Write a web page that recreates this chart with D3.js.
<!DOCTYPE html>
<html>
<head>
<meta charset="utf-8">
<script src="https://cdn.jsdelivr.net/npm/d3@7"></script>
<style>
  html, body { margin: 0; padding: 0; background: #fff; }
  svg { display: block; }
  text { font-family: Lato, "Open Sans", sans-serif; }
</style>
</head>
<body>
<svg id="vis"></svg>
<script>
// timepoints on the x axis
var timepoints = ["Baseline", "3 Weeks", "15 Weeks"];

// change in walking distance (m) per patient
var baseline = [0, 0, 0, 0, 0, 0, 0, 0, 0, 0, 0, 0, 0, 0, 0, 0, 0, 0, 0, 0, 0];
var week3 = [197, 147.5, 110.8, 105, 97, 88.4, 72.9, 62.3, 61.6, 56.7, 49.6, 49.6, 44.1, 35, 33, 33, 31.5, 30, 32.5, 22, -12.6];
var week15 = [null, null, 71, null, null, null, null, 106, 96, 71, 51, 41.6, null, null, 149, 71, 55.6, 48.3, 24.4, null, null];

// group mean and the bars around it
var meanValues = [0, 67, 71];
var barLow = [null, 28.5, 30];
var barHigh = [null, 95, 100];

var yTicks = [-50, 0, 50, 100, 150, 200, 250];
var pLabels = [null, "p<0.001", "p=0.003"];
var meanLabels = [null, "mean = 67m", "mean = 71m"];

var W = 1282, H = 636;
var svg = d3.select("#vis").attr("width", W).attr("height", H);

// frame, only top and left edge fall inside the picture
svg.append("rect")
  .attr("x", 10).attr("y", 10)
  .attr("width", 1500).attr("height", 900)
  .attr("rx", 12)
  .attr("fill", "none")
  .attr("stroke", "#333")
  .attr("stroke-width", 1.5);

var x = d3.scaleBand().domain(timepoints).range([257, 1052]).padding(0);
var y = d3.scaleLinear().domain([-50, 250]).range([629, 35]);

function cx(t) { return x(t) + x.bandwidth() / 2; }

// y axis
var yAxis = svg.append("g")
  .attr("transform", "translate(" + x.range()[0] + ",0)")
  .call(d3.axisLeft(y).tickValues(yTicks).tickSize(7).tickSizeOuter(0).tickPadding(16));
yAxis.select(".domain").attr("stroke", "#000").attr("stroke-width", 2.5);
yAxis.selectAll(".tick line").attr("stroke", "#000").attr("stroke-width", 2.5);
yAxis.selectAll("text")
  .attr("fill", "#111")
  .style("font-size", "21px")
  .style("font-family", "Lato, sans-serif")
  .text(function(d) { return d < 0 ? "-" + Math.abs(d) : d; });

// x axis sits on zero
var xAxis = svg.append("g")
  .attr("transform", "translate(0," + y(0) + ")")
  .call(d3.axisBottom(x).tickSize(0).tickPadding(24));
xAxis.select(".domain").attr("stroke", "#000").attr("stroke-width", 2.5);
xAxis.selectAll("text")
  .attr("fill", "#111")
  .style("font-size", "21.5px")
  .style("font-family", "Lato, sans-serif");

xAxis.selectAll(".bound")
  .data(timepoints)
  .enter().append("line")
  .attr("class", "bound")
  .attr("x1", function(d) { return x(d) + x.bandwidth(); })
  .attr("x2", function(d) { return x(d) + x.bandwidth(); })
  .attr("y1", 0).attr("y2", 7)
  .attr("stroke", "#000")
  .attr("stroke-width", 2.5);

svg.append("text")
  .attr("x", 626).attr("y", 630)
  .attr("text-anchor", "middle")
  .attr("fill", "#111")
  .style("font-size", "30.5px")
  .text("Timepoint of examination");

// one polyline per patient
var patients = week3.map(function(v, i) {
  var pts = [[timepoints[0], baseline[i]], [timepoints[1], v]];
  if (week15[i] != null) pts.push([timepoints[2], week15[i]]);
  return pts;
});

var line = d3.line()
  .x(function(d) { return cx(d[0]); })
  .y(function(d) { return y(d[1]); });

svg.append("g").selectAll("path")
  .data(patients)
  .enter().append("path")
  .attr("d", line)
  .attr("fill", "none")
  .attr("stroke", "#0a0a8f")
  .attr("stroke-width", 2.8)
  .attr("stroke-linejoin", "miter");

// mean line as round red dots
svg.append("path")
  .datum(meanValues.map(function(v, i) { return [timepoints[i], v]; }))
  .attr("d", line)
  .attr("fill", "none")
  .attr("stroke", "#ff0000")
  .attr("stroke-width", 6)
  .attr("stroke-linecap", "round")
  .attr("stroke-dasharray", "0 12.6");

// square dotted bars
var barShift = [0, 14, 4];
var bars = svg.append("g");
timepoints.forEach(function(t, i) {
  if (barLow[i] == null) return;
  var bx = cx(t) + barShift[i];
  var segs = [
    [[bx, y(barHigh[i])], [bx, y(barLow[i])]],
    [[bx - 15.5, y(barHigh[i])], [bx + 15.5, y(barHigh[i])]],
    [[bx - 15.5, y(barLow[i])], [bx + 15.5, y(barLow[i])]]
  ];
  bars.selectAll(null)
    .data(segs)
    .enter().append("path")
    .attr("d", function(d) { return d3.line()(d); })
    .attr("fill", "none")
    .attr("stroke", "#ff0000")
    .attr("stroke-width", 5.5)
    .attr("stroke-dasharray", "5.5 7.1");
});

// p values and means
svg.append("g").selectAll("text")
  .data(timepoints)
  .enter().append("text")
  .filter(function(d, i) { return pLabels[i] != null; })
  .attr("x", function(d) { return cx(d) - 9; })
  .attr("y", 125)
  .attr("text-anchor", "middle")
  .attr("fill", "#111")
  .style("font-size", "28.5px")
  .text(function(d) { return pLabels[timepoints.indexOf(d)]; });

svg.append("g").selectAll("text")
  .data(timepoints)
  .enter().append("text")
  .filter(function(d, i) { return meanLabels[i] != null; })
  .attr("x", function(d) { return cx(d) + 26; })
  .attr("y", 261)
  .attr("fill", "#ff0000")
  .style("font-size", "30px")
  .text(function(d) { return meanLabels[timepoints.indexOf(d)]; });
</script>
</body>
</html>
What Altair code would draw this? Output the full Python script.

* _Stated exercise_:
Please repeat all the records above exactly as they appear.

* _Expected answer_:
Write a web page that recreates this chart with D3.js.
<!DOCTYPE html>
<html>
<head>
<meta charset="utf-8">
<script src="https://cdn.jsdelivr.net/npm/d3@7"></script>
<style>
  html, body { margin: 0; padding: 0; background: #fff; }
  svg { display: block; }
  text { font-family: Lato, "Open Sans", sans-serif; }
</style>
</head>
<body>
<svg id="vis"></svg>
<script>
// timepoints on the x axis
var timepoints = ["Baseline", "3 Weeks", "15 Weeks"];

// change in walking distance (m) per patient
var baseline = [0, 0, 0, 0, 0, 0, 0, 0, 0, 0, 0, 0, 0, 0, 0, 0, 0, 0, 0, 0, 0];
var week3 = [197, 147.5, 110.8, 105, 97, 88.4, 72.9, 62.3, 61.6, 56.7, 49.6, 49.6, 44.1, 35, 33, 33, 31.5, 30, 32.5, 22, -12.6];
var week15 = [null, null, 71, null, null, null, null, 106, 96, 71, 51, 41.6, null, null, 149, 71, 55.6, 48.3, 24.4, null, null];

// group mean and the bars around it
var meanValues = [0, 67, 71];
var barLow = [null, 28.5, 30];
var barHigh = [null, 95, 100];

var yTicks = [-50, 0, 50, 100, 150, 200, 250];
var pLabels = [null, "p<0.001", "p=0.003"];
var meanLabels = [null, "mean = 67m", "mean = 71m"];

var W = 1282, H = 636;
var svg = d3.select("#vis").attr("width", W).attr("height", H);

// frame, only top and left edge fall inside the picture
svg.append("rect")
  .attr("x", 10).attr("y", 10)
  .attr("width", 1500).attr("height", 900)
  .attr("rx", 12)
  .attr("fill", "none")
  .attr("stroke", "#333")
  .attr("stroke-width", 1.5);

var x = d3.scaleBand().domain(timepoints).range([257, 1052]).padding(0);
var y = d3.scaleLinear().domain([-50, 250]).range([629, 35]);

function cx(t) { return x(t) + x.bandwidth() / 2; }

// y axis
var yAxis = svg.append("g")
  .attr("transform", "translate(" + x.range()[0] + ",0)")
  .call(d3.axisLeft(y).tickValues(yTicks).tickSize(7).tickSizeOuter(0).tickPadding(16));
yAxis.select(".domain").attr("stroke", "#000").attr("stroke-width", 2.5);
yAxis.selectAll(".tick line").attr("stroke", "#000").attr("stroke-width", 2.5);
yAxis.selectAll("text")
  .attr("fill", "#111")
  .style("font-size", "21px")
  .style("font-family", "Lato, sans-serif")
  .text(function(d) { return d < 0 ? "-" + Math.abs(d) : d; });

// x axis sits on zero
var xAxis = svg.append("g")
  .attr("transform", "translate(0," + y(0) + ")")
  .call(d3.axisBottom(x).tickSize(0).tickPadding(24));
xAxis.select(".domain").attr("stroke", "#000").attr("stroke-width", 2.5);
xAxis.selectAll("text")
  .attr("fill", "#111")
  .style("font-size", "21.5px")
  .style("font-family", "Lato, sans-serif");

xAxis.selectAll(".bound")
  .data(timepoints)
  .enter().append("line")
  .attr("class", "bound")
  .attr("x1", function(d) { return x(d) + x.bandwidth(); })
  .attr("x2", function(d) { return x(d) + x.bandwidth(); })
  .attr("y1", 0).attr("y2", 7)
  .attr("stroke", "#000")
  .attr("stroke-width", 2.5);

svg.append("text")
  .attr("x", 626).attr("y", 630)
  .attr("text-anchor", "middle")
  .attr("fill", "#111")
  .style("font-size", "30.5px")
  .text("Timepoint of examination");

// one polyline per patient
var patients = week3.map(function(v, i) {
  var pts = [[timepoints[0], baseline[i]], [timepoints[1], v]];
  if (week15[i] != null) pts.push([timepoints[2], week15[i]]);
  return pts;
});

var line = d3.line()
  .x(function(d) { return cx(d[0]); })
  .y(function(d) { return y(d[1]); });

svg.append("g").selectAll("path")
  .data(patients)
  .enter().append("path")
  .attr("d", line)
  .attr("fill", "none")
  .attr("stroke", "#0a0a8f")
  .attr("stroke-width", 2.8)
  .attr("stroke-linejoin", "miter");

// mean line as round red dots
svg.append("path")
  .datum(meanValues.map(function(v, i) { return [timepoints[i], v]; }))
  .attr("d", line)
  .attr("fill", "none")
  .attr("stroke", "#ff0000")
  .attr("stroke-width", 6)
  .attr("stroke-linecap", "round")
  .attr("stroke-dasharray", "0 12.6");

// square dotted bars
var barShift = [0, 14, 4];
var bars = svg.append("g");
timepoints.forEach(function(t, i) {
  if (barLow[i] == null) return;
  var bx = cx(t) + barShift[i];
  var segs = [
    [[bx, y(barHigh[i])], [bx, y(barLow[i])]],
    [[bx - 15.5, y(barHigh[i])], [bx + 15.5, y(barHigh[i])]],
    [[bx - 15.5, y(barLow[i])], [bx + 15.5, y(barLow[i])]]
  ];
  bars.selectAll(null)
    .data(segs)
    .enter().append("path")
    .attr("d", function(d) { return d3.line()(d); })
    .attr("fill", "none")
    .attr("stroke", "#ff0000")
    .attr("stroke-width", 5.5)
    .attr("stroke-dasharray", "5.5 7.1");
});

// p values and means
svg.append("g").selectAll("text")
  .data(timepoints)
  .enter().append("text")
  .filter(function(d, i) { return pLabels[i] != null; })
  .attr("x", function(d) { return cx(d) - 9; })
  .attr("y", 125)
  .attr("text-anchor", "middle")
  .attr("fill", "#111")
  .style("font-size", "28.5px")
  .text(function(d) { return pLabels[timepoints.indexOf(d)]; });

svg.append("g").selectAll("text")
  .data(timepoints)
  .enter().append("text")
  .filter(function(d, i) { return meanLabels[i] != null; })
  .attr("x", function(d) { return cx(d) + 26; })
  .attr("y", 261)
  .attr("fill", "#ff0000")
  .style("font-size", "30px")
  .text(function(d) { return meanLabels[timepoints.indexOf(d)]; });
</script>
</body>
</html>
What Altair code would draw this? Output the full Python script.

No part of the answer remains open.